Foreign Secretary Albert del Rosario told The Associated Press that the Philippines lodged the protest against China last month after surveillance aircraft confirmed, and took pictures of the reclamation and dredging being done by Chinese vessels at the Johnson Reef in the Spratly Islands, which Manila says violates a regional non-aggression pact.
China replied to the Philippine protest by saying that the reef belonged to it, he said.
Del Rosario said it’s not clear what China would build on the reef, which Manila claims as part of its western province of Palawan, but one possibility is an airstrip. Another official says China could also build an off-shore military base.
"We’re not exactly sure what are their intentions there," Del Rosario said.

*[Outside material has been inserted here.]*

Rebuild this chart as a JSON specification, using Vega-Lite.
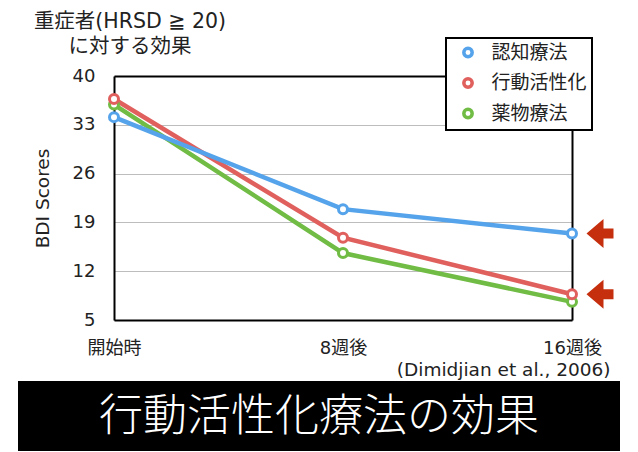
{
  "$schema": "https://vega.github.io/schema/vega-lite/v6.json",
  "background": "white",
  "padding": {"left": 18, "top": 11, "right": 18, "bottom": 1},
  "config": {
    "font": "DejaVu Sans, Noto Sans CJK JP",
    "view": {"stroke": null},
    "axis": {
      "domainColor": "black",
      "domainWidth": 2,
      "ticks": false,
      "labelFontSize": 18,
      "labelColor": "#222",
      "titleColor": "#222",
      "titleFontWeight": "normal",
      "labelOverlap": false
    },
    "legend": {
      "orient": "none",
      "legendX": 428,
      "legendY": -38,
      "strokeColor": "black",
      "strokeWidth": 2,
      "fillColor": "white",
      "padding": 5,
      "rowPadding": 7.5,
      "labelFontSize": 19,
      "labelOffset": 14,
      "labelColor": "#222",
      "symbolType": "circle",
      "symbolSize": 70,
      "symbolStrokeWidth": 3.5,
      "symbolOffset": 7.5
    }
  },
  "datasets": {
    "scores": [
      {"group": "薬物療法", "week": "開始時", "score": 35.9},
      {"group": "薬物療法", "week": "8週後", "score": 14.6},
      {"group": "薬物療法", "week": "16週後", "score": 7.6},
      {"group": "行動活性化", "week": "開始時", "score": 36.7},
      {"group": "行動活性化", "week": "8週後", "score": 16.8},
      {"group": "行動活性化", "week": "16週後", "score": 8.7},
      {"group": "認知療法", "week": "開始時", "score": 34.1},
      {"group": "認知療法", "week": "8週後", "score": 20.9},
      {"group": "認知療法", "week": "16週後", "score": 17.4}
    ],
    "arrows": [
      {"week": "16週後", "score": 17.4},
      {"week": "16週後", "score": 8.7}
    ],
    "banner": [
      {"label": "行動活性化療法の効果"}
    ]
  },
  "vconcat": [
    {
      "width": 602,
      "height": 244,
      "title": {
        "text": ["重症者(HRSD ≧ 20)", "に対する効果"],
        "anchor": "start",
        "frame": "group",
        "align": "center",
        "dx": 112,
        "fontSize": 20.5,
        "fontWeight": "normal",
        "lineHeight": 25,
        "baseline": "bottom",
        "offset": -10,
        "color": "#222"
      },
      "layer": [
        {
          "data": {"name": "scores"},
          "mark": {"type": "line", "strokeWidth": 4.5},
          "encoding": {
            "x": {
              "field": "week",
              "type": "ordinal",
              "sort": ["開始時", "8週後", "16週後"],
              "scale": {"type": "point", "range": [96, 554], "padding": 0},
              "axis": {
                "orient": "bottom",
                "labelAngle": 0,
                "labelPadding": 19,
                "labelFlush": false,
                "grid": false,
                "title": "(Dimidjian et al., 2006)",
                "titleX": 592,
                "titleY": 49,
                "titleAlign": "right",
                "titleBaseline": "middle",
                "titleFontSize": 18.5
              }
            },
            "y": {
              "field": "score",
              "type": "quantitative",
              "scale": {"domain": [5, 40], "nice": false, "zero": false},
              "axis": {
                "orient": "left",
                "offset": -96,
                "values": [5, 12, 19, 26, 33, 40],
                "grid": true,
                "gridColor": "#bdbdbd",
                "gridWidth": 1,
                "labelPadding": 19,
                "title": "BDI Scores",
                "titleFontSize": 18.5,
                "titlePadding": 20
              }
            },
            "color": {
              "field": "group",
              "type": "nominal",
              "scale": {
                "domain": ["認知療法", "行動活性化", "薬物療法"],
                "range": ["#55a3ea", "#e0605e", "#70bc44"]
              },
              "legend": {"title": null}
            }
          }
        },
        {
          "data": {"name": "scores"},
          "mark": {"type": "point", "filled": false, "fill": "white", "fillOpacity": 1, "opacity": 1, "size": 81, "strokeWidth": 3},
          "encoding": {
            "x": {
              "field": "week",
              "type": "ordinal",
              "sort": ["開始時", "8週後", "16週後"],
              "scale": {"type": "point", "range": [96, 554], "padding": 0},
              "axis": {"orient": "top", "labels": false, "grid": false, "title": null}
            },
            "y": {
              "field": "score",
              "type": "quantitative",
              "scale": {"domain": [5, 40], "nice": false, "zero": false},
              "axis": {"orient": "right", "offset": -48, "labels": false, "grid": false, "title": null}
            },
            "color": {
              "field": "group",
              "type": "nominal",
              "scale": {
                "domain": ["認知療法", "行動活性化", "薬物療法"],
                "range": ["#55a3ea", "#e0605e", "#70bc44"]
              },
              "legend": {"title": null}
            }
          }
        },
        {
          "data": {"name": "arrows"},
          "mark": {
            "type": "point",
            "shape": "M1.45,0L3.15,-1.45L3.15,-0.5L4.15,-0.5L4.15,0.5L3.15,0.5L3.15,1.45Z",
            "size": 400,
            "filled": true,
            "opacity": 1,
            "color": "#c52f0e",
            "strokeWidth": 0
          },
          "encoding": {
            "x": {
              "field": "week",
              "type": "ordinal",
              "sort": ["開始時", "8週後", "16週後"],
              "scale": {"type": "point", "range": [96, 554], "padding": 0},
              "axis": null
            },
            "y": {
              "field": "score",
              "type": "quantitative",
              "scale": {"domain": [5, 40], "nice": false, "zero": false},
              "axis": null
            }
          }
        }
      ],
      "resolve": {"axis": {"x": "independent", "y": "independent"}}
    },
    {
      "data": {"name": "banner"},
      "width": 602,
      "height": 70,
      "view": {"fill": "black", "stroke": null},
      "mark": {"type": "text", "color": "white", "fontSize": 44, "font": "Noto Sans CJK JP", "fontWeight": 300, "baseline": "middle", "dy": 2},
      "encoding": {
        "text": {"field": "label", "type": "nominal"}
      }
    }
  ],
  "spacing": 61,
  "bounds": "flush"
}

Another senior government official, who spoke on condition of anonymity because he was not authorized to talk about the issue, said China’s reclamation was first detected by air force planes six months ago. Philippine aircraft searching for a missing Malaysian jetliner in March also spotted the continuing reclamation on the submerged Johnson Reef by at least one Chinese ship backed by smaller vessels.
The government estimates that the reclamation has turned the submerged reef and a sand bar into a 30-hectare (74-acre) land mass that transformed the underwater outcrop into an islet, a senior diplomat told The AP on condition of anonymity because of a lack of authority to discuss the issue.
It’s the latest territorial spat between the Asian neighbors that have ratcheted tensions in the potentially oil- and gas-rich region, which also straddles one of the world’s busiest sea lanes. Vietnam and China have separately been engaged in a dangerous standoff off the Paracels Island after Beijing deployed a mobile oil rig backed by dozens of security vessels.
Del Rosario said the Philippines raised the reclamation issue along with the deployment of Chinese coast guard ships at the Second Thomas Shoal and "harassments of our fishermen" during a summit of the Association of Southeast Asian Nations last week in Myanmar. Four members of the 10-nation bloc — Brunei, Malaysia, the Philippines and Vietnam — are locked in territorial disputes in the Spratlys with China and Taiwan.
ASEAN issued a statement expressing concern over recent territorial spats in the South China Sea after the summit attended by Southeast Asian heads of state.
During the summit, Philippine officials also reported the intrusion by a suspected Chinese research ship last month near a Philippine oilfield off Palawan province, del Rosario said.
China and ASEAN member states signed a non-binding 2002 declaration urging rival claimant countries to settle their disputes peacefully, refrain from occupying new islands or reefs and launching construction efforts that could raise tensions.
But accusations of repeated violations of the pact have sparked international calls for a legally binding "code of conduct" that could prevent a major armed conflict in the South China Sea.